◆ WHAT IS EXPECTED: Omit all images, then repeat exactly the lines below from the one containing "Emit a Python" through the one containing "mv_per_pe = 58.4", both ends included.

◆ DATASET ENTRIES:

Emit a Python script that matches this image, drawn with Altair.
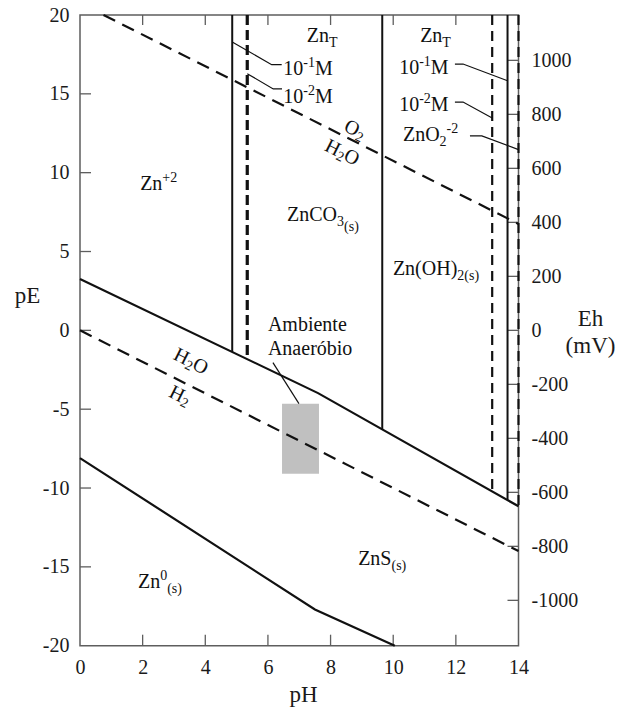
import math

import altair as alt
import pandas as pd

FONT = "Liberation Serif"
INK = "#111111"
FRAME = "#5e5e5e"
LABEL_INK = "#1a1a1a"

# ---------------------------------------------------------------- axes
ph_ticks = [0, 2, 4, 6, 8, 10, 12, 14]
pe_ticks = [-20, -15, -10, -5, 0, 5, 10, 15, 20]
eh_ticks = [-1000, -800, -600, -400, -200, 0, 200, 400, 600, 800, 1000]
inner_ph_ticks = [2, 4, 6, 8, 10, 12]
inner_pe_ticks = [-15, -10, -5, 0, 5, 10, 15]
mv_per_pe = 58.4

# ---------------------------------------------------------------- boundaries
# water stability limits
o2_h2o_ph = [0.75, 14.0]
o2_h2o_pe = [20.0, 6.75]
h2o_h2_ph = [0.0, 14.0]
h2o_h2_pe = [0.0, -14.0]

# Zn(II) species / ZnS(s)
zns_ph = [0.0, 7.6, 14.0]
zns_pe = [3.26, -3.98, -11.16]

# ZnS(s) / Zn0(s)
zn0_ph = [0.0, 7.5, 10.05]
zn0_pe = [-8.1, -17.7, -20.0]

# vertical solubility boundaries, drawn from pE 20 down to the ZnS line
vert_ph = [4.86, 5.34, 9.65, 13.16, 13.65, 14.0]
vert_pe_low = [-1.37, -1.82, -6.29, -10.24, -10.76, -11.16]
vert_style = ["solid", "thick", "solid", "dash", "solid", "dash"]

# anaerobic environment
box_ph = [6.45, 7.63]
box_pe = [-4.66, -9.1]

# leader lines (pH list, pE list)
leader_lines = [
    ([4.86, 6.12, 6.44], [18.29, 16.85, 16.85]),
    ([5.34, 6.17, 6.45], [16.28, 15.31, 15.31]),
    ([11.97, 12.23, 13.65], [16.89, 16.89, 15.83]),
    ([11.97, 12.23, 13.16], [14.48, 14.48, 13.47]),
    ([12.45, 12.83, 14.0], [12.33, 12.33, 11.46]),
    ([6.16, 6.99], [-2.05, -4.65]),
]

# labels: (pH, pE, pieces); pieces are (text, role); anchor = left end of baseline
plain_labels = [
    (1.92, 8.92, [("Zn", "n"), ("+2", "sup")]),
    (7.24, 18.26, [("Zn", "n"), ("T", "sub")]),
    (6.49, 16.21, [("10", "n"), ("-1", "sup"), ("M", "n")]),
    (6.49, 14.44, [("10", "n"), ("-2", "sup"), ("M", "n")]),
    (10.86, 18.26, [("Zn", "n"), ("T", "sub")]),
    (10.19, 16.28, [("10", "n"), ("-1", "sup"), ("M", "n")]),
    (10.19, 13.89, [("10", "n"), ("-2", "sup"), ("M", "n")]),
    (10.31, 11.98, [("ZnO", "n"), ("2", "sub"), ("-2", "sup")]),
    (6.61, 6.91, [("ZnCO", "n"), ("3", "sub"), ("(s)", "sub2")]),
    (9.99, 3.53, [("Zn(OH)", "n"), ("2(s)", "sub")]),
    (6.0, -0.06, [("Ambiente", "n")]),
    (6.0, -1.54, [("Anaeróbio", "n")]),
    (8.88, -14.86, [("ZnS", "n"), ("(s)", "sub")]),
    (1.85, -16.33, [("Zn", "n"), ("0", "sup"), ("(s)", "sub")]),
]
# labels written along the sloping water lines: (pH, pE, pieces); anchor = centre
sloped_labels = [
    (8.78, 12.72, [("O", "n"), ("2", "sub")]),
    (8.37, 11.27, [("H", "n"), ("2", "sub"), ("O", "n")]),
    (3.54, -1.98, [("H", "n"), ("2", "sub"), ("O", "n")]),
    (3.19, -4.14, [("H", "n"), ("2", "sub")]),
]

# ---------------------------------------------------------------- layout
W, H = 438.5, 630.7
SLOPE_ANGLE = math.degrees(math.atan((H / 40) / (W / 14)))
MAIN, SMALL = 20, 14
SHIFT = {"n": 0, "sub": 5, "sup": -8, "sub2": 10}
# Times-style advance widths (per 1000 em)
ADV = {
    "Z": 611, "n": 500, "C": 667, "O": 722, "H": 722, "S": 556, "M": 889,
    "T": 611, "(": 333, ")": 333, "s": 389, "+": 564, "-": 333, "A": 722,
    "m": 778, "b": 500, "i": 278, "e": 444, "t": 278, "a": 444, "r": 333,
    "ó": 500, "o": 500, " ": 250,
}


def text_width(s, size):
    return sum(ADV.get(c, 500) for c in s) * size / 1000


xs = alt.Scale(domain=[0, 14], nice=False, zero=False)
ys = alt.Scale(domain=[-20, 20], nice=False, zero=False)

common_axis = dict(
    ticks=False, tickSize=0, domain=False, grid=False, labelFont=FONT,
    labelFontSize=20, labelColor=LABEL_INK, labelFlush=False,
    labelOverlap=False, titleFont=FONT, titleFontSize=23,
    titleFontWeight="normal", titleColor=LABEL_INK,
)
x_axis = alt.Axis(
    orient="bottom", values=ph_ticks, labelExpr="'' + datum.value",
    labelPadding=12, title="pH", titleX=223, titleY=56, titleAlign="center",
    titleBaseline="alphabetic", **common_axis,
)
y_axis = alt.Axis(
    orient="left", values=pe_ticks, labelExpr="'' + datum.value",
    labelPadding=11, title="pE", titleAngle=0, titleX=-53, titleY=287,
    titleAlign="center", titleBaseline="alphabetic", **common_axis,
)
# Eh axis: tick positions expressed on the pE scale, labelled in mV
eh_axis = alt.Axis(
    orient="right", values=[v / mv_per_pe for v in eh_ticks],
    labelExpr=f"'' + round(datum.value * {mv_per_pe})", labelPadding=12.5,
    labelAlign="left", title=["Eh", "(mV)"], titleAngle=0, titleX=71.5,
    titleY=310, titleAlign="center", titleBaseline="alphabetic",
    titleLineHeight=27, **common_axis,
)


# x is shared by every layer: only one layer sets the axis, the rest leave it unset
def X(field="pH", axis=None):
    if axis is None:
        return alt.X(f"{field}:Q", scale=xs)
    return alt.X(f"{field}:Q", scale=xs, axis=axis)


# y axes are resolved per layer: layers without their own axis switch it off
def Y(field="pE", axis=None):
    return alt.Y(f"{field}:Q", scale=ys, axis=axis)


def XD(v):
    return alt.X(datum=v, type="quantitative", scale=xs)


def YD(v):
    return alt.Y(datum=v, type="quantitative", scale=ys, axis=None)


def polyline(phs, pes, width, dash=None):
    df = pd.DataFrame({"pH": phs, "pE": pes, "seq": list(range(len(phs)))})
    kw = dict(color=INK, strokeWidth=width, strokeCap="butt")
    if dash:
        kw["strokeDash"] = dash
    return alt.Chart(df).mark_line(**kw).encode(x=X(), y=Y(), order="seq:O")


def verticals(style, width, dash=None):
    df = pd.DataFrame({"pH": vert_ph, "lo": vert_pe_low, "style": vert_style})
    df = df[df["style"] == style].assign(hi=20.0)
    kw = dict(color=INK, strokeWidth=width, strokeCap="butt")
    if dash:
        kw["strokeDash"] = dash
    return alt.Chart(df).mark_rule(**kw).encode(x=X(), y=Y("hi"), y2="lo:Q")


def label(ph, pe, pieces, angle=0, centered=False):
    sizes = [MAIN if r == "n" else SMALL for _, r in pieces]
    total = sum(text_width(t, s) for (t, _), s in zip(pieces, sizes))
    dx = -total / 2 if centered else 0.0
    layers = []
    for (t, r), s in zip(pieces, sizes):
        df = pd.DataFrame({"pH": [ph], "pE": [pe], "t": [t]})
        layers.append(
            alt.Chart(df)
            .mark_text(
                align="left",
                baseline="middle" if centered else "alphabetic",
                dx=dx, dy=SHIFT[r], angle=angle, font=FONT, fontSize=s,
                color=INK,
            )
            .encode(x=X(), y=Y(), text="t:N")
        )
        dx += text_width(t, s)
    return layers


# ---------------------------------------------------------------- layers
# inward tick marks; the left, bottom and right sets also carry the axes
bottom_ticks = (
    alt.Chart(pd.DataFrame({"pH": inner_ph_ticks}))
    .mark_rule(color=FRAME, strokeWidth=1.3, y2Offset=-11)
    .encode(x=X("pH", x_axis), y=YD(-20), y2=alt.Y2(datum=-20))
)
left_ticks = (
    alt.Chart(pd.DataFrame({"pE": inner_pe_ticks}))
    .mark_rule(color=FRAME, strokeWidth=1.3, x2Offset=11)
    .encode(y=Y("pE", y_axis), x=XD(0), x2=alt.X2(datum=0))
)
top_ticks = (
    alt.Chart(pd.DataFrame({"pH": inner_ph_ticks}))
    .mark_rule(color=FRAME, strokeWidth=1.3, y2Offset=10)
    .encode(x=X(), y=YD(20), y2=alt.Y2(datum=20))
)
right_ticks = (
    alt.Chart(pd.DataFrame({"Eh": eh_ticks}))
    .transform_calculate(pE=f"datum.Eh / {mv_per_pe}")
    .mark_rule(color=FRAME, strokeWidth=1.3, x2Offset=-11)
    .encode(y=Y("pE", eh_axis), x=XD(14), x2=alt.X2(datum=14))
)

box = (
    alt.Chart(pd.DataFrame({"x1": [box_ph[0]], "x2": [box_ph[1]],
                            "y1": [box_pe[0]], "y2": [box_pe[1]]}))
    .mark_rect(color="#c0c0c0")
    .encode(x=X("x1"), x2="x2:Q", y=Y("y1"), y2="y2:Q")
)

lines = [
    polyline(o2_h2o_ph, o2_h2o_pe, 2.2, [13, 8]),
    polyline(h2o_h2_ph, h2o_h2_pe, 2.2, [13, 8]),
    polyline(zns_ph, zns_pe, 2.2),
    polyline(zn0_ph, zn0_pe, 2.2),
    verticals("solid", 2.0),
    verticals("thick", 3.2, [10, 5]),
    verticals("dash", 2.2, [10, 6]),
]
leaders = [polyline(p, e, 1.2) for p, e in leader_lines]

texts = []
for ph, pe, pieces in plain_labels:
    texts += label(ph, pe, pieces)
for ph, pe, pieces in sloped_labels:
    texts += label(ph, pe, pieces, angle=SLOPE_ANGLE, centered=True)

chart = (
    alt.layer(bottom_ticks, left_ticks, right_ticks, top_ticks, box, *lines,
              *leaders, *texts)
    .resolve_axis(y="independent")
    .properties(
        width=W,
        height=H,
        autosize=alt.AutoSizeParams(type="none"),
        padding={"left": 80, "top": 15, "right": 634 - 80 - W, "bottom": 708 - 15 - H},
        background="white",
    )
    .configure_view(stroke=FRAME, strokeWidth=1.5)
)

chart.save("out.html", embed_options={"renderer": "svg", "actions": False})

...

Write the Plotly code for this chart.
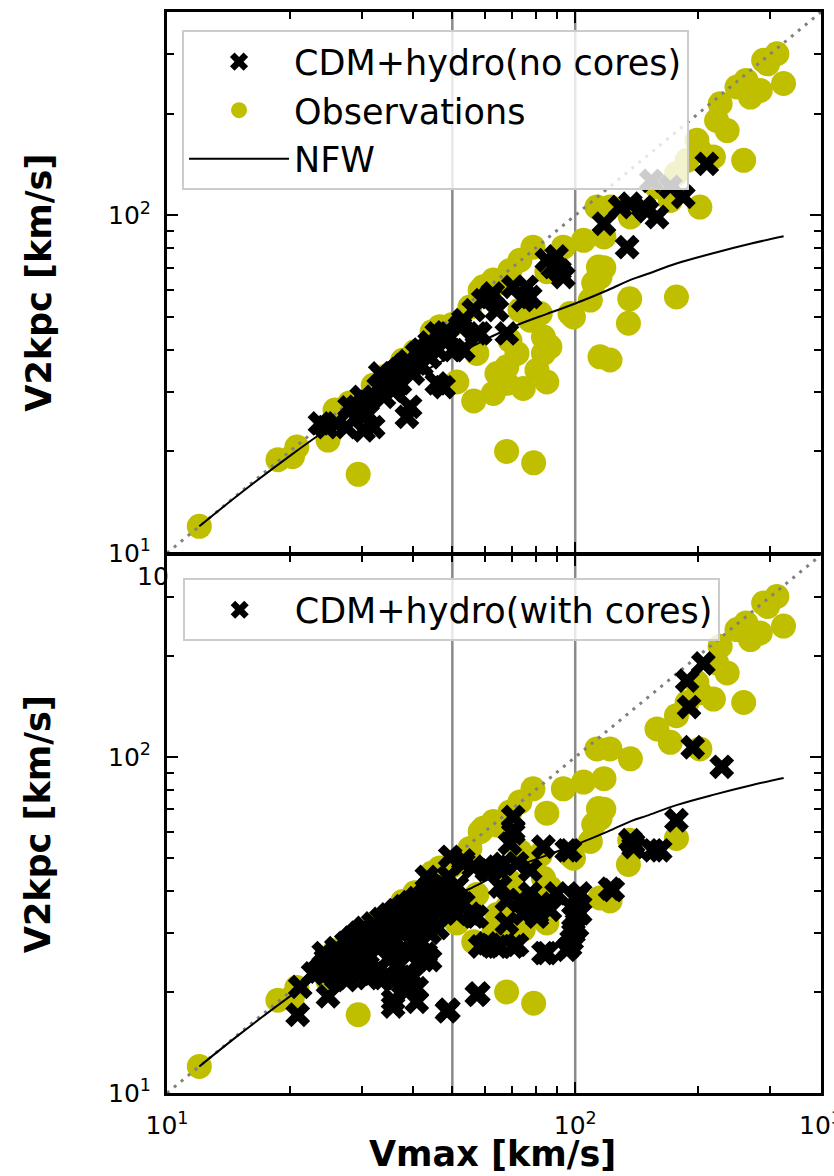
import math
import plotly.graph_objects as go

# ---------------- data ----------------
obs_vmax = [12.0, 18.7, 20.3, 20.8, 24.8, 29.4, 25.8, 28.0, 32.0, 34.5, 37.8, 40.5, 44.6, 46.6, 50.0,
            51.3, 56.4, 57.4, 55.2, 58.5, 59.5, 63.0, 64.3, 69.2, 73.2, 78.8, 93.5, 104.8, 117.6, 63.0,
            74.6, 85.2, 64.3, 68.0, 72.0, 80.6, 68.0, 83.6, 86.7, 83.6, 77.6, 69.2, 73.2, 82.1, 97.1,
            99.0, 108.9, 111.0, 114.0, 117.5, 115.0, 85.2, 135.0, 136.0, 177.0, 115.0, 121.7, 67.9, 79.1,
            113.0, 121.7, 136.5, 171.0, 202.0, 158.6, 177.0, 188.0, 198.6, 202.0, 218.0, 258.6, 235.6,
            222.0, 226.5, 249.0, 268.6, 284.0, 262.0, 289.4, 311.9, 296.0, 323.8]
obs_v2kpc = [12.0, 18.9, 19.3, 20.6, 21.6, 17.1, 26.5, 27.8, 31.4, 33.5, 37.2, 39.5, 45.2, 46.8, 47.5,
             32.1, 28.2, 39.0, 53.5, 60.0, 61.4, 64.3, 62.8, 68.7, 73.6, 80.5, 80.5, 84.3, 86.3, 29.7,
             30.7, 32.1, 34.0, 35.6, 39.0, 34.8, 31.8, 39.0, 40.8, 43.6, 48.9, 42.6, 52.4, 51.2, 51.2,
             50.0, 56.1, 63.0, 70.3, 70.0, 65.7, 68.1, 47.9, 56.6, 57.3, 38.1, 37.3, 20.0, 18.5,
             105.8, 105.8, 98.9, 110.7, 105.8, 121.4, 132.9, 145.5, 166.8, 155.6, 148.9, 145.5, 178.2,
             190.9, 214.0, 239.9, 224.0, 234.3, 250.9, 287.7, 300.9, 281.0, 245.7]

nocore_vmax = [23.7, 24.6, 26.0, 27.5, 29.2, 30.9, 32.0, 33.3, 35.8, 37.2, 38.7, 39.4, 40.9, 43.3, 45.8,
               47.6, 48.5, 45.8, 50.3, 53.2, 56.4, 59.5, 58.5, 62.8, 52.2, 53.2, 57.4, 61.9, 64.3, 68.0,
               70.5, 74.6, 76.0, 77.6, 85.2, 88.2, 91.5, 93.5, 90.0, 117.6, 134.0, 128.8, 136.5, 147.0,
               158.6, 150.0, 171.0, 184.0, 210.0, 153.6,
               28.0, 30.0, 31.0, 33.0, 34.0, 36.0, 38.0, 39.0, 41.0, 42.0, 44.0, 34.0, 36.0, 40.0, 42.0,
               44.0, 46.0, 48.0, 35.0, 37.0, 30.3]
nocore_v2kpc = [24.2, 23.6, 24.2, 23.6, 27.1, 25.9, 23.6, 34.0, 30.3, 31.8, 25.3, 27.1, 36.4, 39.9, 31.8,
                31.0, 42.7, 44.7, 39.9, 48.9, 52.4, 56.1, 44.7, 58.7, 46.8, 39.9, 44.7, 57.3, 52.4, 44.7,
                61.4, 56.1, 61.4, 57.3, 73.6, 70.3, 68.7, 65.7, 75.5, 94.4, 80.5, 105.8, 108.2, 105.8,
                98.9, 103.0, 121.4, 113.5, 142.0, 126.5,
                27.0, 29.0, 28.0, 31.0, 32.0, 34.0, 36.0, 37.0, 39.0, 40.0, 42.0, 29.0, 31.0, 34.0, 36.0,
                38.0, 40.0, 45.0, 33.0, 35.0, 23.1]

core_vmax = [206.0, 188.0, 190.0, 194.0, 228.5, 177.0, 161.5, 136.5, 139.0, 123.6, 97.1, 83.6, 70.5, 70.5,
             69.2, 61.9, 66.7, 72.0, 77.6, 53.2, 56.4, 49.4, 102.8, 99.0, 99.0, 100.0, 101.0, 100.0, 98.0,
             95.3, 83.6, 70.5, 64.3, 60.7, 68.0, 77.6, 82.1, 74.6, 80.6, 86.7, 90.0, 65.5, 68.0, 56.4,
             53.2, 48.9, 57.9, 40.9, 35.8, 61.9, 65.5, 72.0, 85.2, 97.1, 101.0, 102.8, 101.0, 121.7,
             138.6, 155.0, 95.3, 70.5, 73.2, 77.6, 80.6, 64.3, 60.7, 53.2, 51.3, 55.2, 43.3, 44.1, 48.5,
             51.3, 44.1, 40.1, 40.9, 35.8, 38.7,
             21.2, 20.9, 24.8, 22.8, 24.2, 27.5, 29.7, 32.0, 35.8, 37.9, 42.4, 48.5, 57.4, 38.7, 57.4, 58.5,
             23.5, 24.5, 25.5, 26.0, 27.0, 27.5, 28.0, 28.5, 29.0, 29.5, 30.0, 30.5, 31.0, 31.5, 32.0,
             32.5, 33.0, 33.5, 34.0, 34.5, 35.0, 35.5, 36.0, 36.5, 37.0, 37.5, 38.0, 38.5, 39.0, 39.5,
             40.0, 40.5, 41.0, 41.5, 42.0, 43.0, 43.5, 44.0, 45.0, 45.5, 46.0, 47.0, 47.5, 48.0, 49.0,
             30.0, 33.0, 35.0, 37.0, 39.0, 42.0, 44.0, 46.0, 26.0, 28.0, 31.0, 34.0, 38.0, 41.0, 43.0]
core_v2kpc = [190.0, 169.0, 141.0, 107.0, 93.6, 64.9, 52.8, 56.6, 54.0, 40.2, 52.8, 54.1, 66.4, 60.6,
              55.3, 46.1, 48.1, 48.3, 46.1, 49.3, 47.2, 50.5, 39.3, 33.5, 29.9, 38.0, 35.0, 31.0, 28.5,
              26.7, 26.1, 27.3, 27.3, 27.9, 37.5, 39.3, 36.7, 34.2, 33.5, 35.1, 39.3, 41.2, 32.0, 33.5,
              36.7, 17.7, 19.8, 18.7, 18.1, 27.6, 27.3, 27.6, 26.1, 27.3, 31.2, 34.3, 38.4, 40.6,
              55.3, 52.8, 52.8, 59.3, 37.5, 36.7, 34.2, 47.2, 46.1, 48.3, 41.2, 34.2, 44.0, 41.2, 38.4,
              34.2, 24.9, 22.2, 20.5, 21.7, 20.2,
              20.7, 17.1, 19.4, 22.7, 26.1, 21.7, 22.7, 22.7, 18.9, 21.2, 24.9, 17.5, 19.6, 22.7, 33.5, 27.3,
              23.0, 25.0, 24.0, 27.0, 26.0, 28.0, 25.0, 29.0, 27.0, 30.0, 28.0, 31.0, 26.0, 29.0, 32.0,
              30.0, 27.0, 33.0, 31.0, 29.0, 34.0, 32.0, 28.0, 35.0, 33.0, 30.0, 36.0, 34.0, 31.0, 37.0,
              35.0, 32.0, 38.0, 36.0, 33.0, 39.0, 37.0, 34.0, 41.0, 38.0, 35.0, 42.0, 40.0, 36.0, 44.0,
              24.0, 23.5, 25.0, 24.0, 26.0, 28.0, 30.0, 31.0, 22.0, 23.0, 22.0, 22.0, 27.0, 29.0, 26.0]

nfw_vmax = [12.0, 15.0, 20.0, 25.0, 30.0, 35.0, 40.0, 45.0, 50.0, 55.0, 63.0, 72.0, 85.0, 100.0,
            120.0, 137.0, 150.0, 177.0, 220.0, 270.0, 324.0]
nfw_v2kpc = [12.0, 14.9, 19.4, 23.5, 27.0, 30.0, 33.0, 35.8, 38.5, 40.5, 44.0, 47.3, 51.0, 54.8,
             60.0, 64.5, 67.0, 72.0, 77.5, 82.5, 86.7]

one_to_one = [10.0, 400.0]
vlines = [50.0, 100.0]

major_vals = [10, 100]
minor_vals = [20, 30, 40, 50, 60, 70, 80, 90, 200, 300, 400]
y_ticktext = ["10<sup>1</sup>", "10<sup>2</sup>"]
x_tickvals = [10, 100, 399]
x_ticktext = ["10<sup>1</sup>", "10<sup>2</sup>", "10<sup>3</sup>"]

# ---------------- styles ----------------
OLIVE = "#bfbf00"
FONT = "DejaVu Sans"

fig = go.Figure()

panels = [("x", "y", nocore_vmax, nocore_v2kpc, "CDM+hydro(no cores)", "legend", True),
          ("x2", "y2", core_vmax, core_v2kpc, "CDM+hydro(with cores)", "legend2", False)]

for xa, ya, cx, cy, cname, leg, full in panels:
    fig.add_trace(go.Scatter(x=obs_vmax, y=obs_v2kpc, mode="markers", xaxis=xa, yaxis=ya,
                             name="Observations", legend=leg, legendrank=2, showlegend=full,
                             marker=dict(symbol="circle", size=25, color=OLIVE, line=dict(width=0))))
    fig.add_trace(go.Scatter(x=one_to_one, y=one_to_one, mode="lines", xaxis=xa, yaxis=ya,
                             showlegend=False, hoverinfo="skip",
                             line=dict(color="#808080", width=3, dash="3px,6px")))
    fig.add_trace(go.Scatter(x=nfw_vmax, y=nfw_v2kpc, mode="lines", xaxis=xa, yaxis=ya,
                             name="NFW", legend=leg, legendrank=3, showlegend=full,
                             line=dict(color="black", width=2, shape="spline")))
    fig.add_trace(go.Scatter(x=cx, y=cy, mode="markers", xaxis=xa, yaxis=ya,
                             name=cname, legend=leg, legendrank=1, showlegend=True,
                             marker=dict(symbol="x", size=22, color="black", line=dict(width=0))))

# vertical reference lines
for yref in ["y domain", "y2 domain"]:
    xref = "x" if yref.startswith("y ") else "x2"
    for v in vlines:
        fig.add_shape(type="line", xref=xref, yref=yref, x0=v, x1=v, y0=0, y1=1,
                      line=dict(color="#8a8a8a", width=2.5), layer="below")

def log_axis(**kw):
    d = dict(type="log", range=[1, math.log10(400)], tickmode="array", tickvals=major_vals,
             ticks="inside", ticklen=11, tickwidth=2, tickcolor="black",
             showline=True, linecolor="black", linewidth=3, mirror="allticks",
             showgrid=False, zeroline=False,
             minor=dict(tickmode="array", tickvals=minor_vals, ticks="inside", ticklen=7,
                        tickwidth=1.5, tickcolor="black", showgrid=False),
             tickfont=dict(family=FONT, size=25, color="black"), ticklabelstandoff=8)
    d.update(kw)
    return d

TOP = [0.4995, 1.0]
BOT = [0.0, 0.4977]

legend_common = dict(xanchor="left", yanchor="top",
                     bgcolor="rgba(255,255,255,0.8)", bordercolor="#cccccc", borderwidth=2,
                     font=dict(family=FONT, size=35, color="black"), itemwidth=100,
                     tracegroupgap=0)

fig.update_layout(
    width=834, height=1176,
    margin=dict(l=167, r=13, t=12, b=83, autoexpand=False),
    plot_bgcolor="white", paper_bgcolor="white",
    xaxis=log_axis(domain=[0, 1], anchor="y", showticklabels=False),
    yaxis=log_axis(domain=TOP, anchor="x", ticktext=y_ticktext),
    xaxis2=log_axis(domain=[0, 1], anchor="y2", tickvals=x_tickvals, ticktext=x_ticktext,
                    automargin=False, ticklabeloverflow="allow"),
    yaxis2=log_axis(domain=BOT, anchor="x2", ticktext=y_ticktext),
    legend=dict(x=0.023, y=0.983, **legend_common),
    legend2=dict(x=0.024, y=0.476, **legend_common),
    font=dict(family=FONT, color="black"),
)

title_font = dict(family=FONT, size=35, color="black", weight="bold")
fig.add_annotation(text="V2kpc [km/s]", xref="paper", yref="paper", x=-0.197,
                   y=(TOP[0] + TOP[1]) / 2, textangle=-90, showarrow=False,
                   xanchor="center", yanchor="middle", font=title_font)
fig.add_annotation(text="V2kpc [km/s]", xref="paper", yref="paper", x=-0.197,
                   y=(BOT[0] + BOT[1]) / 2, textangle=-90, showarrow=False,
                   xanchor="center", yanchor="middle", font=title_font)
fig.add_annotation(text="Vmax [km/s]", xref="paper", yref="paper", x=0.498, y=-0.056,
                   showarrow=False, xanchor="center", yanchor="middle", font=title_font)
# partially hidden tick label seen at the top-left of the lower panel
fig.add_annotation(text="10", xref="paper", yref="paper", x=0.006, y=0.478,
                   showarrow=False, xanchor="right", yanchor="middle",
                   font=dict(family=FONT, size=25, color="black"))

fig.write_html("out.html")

◆ FINAL RESULT:
Emit a Python script that matches this image, drawn with Altair.
import math

import altair as alt
import pandas as pd

FONT = "Liberation Serif"
INK = "#111111"
FRAME = "#5e5e5e"
LABEL_INK = "#1a1a1a"

# ---------------------------------------------------------------- axes
ph_ticks = [0, 2, 4, 6, 8, 10, 12, 14]
pe_ticks = [-20, -15, -10, -5, 0, 5, 10, 15, 20]
eh_ticks = [-1000, -800, -600, -400, -200, 0, 200, 400, 600, 800, 1000]
inner_ph_ticks = [2, 4, 6, 8, 10, 12]
inner_pe_ticks = [-15, -10, -5, 0, 5, 10, 15]
mv_per_pe = 58.4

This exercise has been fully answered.